• PROBLEM REQUIREMENTS: Only the pictures are omitted; repeat all other data exactly.

Start of PROVIDED DATA

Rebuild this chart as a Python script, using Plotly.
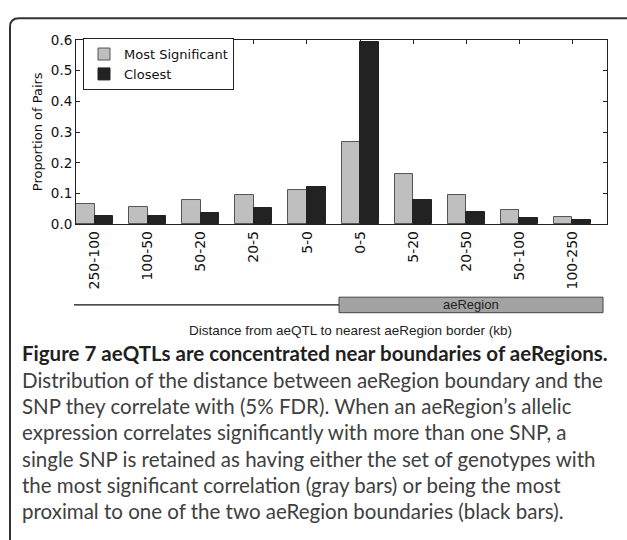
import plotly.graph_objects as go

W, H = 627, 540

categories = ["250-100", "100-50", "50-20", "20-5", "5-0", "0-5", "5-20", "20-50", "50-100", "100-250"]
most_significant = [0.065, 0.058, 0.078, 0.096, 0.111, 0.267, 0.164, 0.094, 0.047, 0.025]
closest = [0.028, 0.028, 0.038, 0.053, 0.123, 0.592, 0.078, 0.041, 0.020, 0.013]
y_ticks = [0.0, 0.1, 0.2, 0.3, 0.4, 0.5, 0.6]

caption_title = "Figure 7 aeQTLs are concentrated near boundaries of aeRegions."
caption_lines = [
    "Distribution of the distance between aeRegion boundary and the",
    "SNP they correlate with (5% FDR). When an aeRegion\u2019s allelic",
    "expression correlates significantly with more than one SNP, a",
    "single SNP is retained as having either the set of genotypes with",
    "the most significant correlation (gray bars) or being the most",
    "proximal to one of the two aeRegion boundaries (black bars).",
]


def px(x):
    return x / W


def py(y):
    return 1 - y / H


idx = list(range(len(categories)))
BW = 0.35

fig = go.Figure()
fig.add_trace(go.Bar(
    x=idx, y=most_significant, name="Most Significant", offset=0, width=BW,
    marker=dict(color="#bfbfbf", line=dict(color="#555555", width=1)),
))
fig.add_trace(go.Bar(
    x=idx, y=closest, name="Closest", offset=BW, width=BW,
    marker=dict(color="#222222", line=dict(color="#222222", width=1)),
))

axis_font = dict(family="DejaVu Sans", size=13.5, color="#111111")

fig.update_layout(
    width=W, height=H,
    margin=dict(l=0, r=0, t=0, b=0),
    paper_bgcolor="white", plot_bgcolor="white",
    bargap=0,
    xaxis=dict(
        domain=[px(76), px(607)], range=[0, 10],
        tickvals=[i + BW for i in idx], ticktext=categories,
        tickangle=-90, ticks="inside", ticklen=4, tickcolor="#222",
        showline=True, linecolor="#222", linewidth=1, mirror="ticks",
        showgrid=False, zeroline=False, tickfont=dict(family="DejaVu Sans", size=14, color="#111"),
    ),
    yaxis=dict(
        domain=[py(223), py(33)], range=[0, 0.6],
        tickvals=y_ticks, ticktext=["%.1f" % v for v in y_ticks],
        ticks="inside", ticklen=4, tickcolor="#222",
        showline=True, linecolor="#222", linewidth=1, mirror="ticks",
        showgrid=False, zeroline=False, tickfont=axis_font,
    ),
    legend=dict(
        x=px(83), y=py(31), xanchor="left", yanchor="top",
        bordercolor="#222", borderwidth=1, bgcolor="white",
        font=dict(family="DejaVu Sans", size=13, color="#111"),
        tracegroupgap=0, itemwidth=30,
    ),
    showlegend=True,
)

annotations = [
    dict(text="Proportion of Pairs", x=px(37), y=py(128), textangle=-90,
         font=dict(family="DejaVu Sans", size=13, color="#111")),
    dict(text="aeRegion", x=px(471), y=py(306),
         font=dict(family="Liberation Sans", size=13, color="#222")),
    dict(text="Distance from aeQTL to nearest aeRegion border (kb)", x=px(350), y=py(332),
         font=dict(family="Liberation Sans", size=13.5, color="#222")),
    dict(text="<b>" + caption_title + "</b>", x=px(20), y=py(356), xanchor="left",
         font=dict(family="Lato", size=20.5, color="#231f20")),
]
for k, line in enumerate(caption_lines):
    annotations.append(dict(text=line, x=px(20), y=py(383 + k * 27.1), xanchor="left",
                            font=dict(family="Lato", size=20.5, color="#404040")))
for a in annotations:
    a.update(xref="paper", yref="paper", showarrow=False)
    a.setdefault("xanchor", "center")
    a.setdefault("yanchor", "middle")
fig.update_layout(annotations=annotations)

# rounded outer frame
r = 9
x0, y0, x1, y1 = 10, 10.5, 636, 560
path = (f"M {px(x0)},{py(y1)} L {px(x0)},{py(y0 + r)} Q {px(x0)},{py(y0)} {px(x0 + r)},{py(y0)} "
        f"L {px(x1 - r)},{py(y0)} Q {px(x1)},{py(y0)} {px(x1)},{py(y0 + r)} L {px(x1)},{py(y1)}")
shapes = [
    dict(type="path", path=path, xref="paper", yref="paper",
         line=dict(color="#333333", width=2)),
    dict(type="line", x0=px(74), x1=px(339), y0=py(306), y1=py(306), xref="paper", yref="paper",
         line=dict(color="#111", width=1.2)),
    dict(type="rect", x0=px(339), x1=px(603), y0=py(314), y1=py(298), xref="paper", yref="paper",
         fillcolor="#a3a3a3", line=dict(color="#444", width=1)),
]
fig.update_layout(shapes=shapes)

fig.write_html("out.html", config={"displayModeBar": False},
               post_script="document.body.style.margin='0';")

End of PROVIDED DATA

• SOLUTION FOR THIS EXERCISE:
Rebuild this chart as a Python script, using Plotly.
import plotly.graph_objects as go

W, H = 627, 540

categories = ["250-100", "100-50", "50-20", "20-5", "5-0", "0-5", "5-20", "20-50", "50-100", "100-250"]
most_significant = [0.065, 0.058, 0.078, 0.096, 0.111, 0.267, 0.164, 0.094, 0.047, 0.025]
closest = [0.028, 0.028, 0.038, 0.053, 0.123, 0.592, 0.078, 0.041, 0.020, 0.013]
y_ticks = [0.0, 0.1, 0.2, 0.3, 0.4, 0.5, 0.6]

caption_title = "Figure 7 aeQTLs are concentrated near boundaries of aeRegions."
caption_lines = [
    "Distribution of the distance between aeRegion boundary and the",
    "SNP they correlate with (5% FDR). When an aeRegion\u2019s allelic",
    "expression correlates significantly with more than one SNP, a",
    "single SNP is retained as having either the set of genotypes with",
    "the most significant correlation (gray bars) or being the most",
    "proximal to one of the two aeRegion boundaries (black bars).",
]


def px(x):
    return x / W


def py(y):
    return 1 - y / H


idx = list(range(len(categories)))
BW = 0.35

fig = go.Figure()
fig.add_trace(go.Bar(
    x=idx, y=most_significant, name="Most Significant", offset=0, width=BW,
    marker=dict(color="#bfbfbf", line=dict(color="#555555", width=1)),
))
fig.add_trace(go.Bar(
    x=idx, y=closest, name="Closest", offset=BW, width=BW,
    marker=dict(color="#222222", line=dict(color="#222222", width=1)),
))

axis_font = dict(family="DejaVu Sans", size=13.5, color="#111111")

fig.update_layout(
    width=W, height=H,
    margin=dict(l=0, r=0, t=0, b=0),
    paper_bgcolor="white", plot_bgcolor="white",
    bargap=0,
    xaxis=dict(
        domain=[px(76), px(607)], range=[0, 10],
        tickvals=[i + BW for i in idx], ticktext=categories,
        tickangle=-90, ticks="inside", ticklen=4, tickcolor="#222",
        showline=True, linecolor="#222", linewidth=1, mirror="ticks",
        showgrid=False, zeroline=False, tickfont=dict(family="DejaVu Sans", size=14, color="#111"),
    ),
    yaxis=dict(
        domain=[py(223), py(33)], range=[0, 0.6],
        tickvals=y_ticks, ticktext=["%.1f" % v for v in y_ticks],
        ticks="inside", ticklen=4, tickcolor="#222",
        showline=True, linecolor="#222", linewidth=1, mirror="ticks",
        showgrid=False, zeroline=False, tickfont=axis_font,
    ),
    legend=dict(
        x=px(83), y=py(31), xanchor="left", yanchor="top",
        bordercolor="#222", borderwidth=1, bgcolor="white",
        font=dict(family="DejaVu Sans", size=13, color="#111"),
        tracegroupgap=0, itemwidth=30,
    ),
    showlegend=True,
)

annotations = [
    dict(text="Proportion of Pairs", x=px(37), y=py(128), textangle=-90,
         font=dict(family="DejaVu Sans", size=13, color="#111")),
    dict(text="aeRegion", x=px(471), y=py(306),
         font=dict(family="Liberation Sans", size=13, color="#222")),
    dict(text="Distance from aeQTL to nearest aeRegion border (kb)", x=px(350), y=py(332),
         font=dict(family="Liberation Sans", size=13.5, color="#222")),
    dict(text="<b>" + caption_title + "</b>", x=px(20), y=py(356), xanchor="left",
         font=dict(family="Lato", size=20.5, color="#231f20")),
]
for k, line in enumerate(caption_lines):
    annotations.append(dict(text=line, x=px(20), y=py(383 + k * 27.1), xanchor="left",
                            font=dict(family="Lato", size=20.5, color="#404040")))
for a in annotations:
    a.update(xref="paper", yref="paper", showarrow=False)
    a.setdefault("xanchor", "center")
    a.setdefault("yanchor", "middle")
fig.update_layout(annotations=annotations)

# rounded outer frame
r = 9
x0, y0, x1, y1 = 10, 10.5, 636, 560
path = (f"M {px(x0)},{py(y1)} L {px(x0)},{py(y0 + r)} Q {px(x0)},{py(y0)} {px(x0 + r)},{py(y0)} "
        f"L {px(x1 - r)},{py(y0)} Q {px(x1)},{py(y0)} {px(x1)},{py(y0 + r)} L {px(x1)},{py(y1)}")
shapes = [
    dict(type="path", path=path, xref="paper", yref="paper",
         line=dict(color="#333333", width=2)),
    dict(type="line", x0=px(74), x1=px(339), y0=py(306), y1=py(306), xref="paper", yref="paper",
         line=dict(color="#111", width=1.2)),
    dict(type="rect", x0=px(339), x1=px(603), y0=py(314), y1=py(298), xref="paper", yref="paper",
         fillcolor="#a3a3a3", line=dict(color="#444", width=1)),
]
fig.update_layout(shapes=shapes)

fig.write_html("out.html", config={"displayModeBar": False},
               post_script="document.body.style.margin='0';")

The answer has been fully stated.